They Loved Me – They Really Loved Me.

springhillI spent a week at 5th and 6th grade camp.  I think I’ve done that almost every year since I WAS a 5th and 6th grader.

As I walked down the hill from my cabin last night, I could hear sponsors trying to call the kids to order; trying to herd those cats into their respective cages. And just like that, I was transported back to Spring Bluff.  The ringing of the bell meant it was time to head to the next thing.  And the flashlight of Brother Bill signaled how much trouble we were in for being out of our cabins!

Brother Bill – a true saint departed – roamed those grounds all night with his flashlight…sometimes masquerading as the pitching mound on the baseball field as the moon reflected from his rotund, white T-shirt clad midsection.  He roamed because he loved us.

Mitch and Cindy – our ‘parents’ in almost every sense of the word – allowed us each a small glimpse of a healthy happy family, whether we needed it or not.  They laughed with us.  They cried with us.  And now that I’m a youth pastor, I know how much they prayed for us.  They prayed because they loved us.

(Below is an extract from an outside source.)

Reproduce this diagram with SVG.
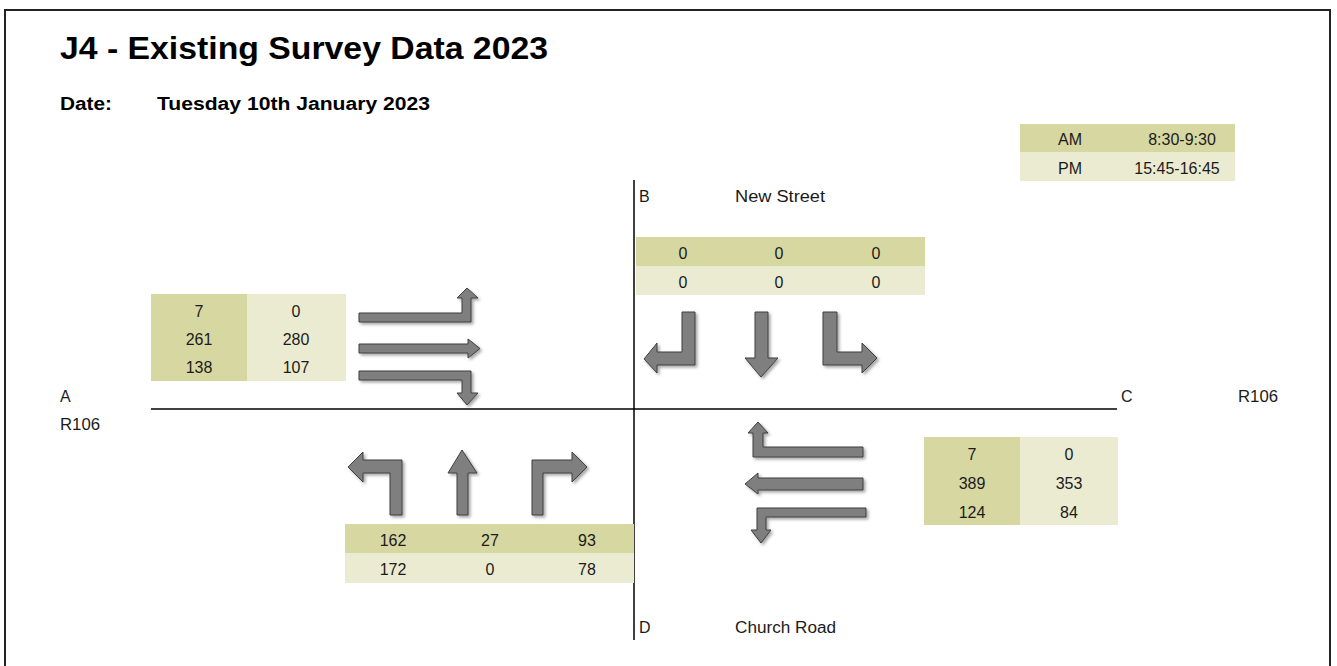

Larry, Julian, Burt, David, and 100 other partners in crime – my youth group ‘posse’ – tolerated, tortured, and sometimes teased….more than any of us ever should have.  And we listened to each other.  We listened because we loved.

And that small, round older lady – our ninja grandma whose name I cannot recall but whose face I still see clearly – made us clean our own tables, do the dishes again if we did a bad job, threatened us with a wooden spoon when we needed it, and treated every condition we ever had with water, band-aids, patience and a fierce kindness.  She bossed because she loved.

I don’t remember a single camp theme.  I no longer have any of the awards I got (not even Mr. Underpants…or whatever it was.)  I can’t even remember how many times I went to church camp as a kid.  What I do remember?  Those people loved me.  THEY changed my life forever.  Because they loved me.  And when you spend a week at camp, you become a lover who changes lives.  Never forget the role you play…it can rewrite legacies.

Diving Into An Empty Pool

emptypool2So I got some smack talk today for letting my blog sit silent for too long.  Maybe some of you haven’t been hipped to the latest developments in the Sutton Saga.

We moved!  In May, I accepted a ministry opportunity with Cornerstone Church in Chandler, AZ (near Phoenix.)  We watched our oldest son graduate from high school in Texas, my wife quit her job, my kids had multiple ‘good-bye parties’, my senior went to prom, we packed our entire house, left about 1/3 of it on our front porch for scavengers when it wouldn’t fit in the moving truck, and moved to Phoenix in the summer…where our air conditioner didn’t work, none of the hardware for our furniture made the trip, and me and my three sons left for high school camp 14 hours away after two days of not living in our non-air-conditioned house.

And that’s only the half of it.

 

Here’s the truth.  Transitions are hard – it doesn’t matter how smooth or heinous they are.

 

You have students that are about to LEAP into transition head first, possibly with little to no water in the pool.  You can’t stop it – they’re already off the springboard.  Maybe they’re headed off to college.  Possibly their folks are separating.  Or someone has died.  They’re sprinting into rehab, but dragging their feet the whole way.  Perhaps they’re just moving into your high school ministry from junior high.

It doesn’t matter which diving board they’ve leapt from – they’re in the air and concrete awaits their re-acquaintance with gravity.  What do you do?

First, recognize that a crash is imminent.  You can’t handle that disaster alone.  Call in reinforcements.  Find caring adults who will join you in loving and caring for kids in crisis –or transition – you say tomato….

Next, have some first aid readily available.  Take a few of those kids out for a coke.  Have some verses at the ready and write them down on this thing we call a notecard.  Send them some encouragement in a non-traditional, unexpected way.

Finally, remind them that seasons of transition don’t last forever.  Pools get refilled with water and they become fun again.  Just like those weird glasses that turn into sunglasses that go back to being real glasses…adjustment comes.  Light filters back in. Everyone sees more clearly.

Don’t run the risk of thinking ‘well now that they’ve hit the bottom of the pool, it’s over.’  No – it’s not.  Transition takes time.  It’s painful.  It can be revisited.  And, if ignored, it can be deadly.  You’re the life guard.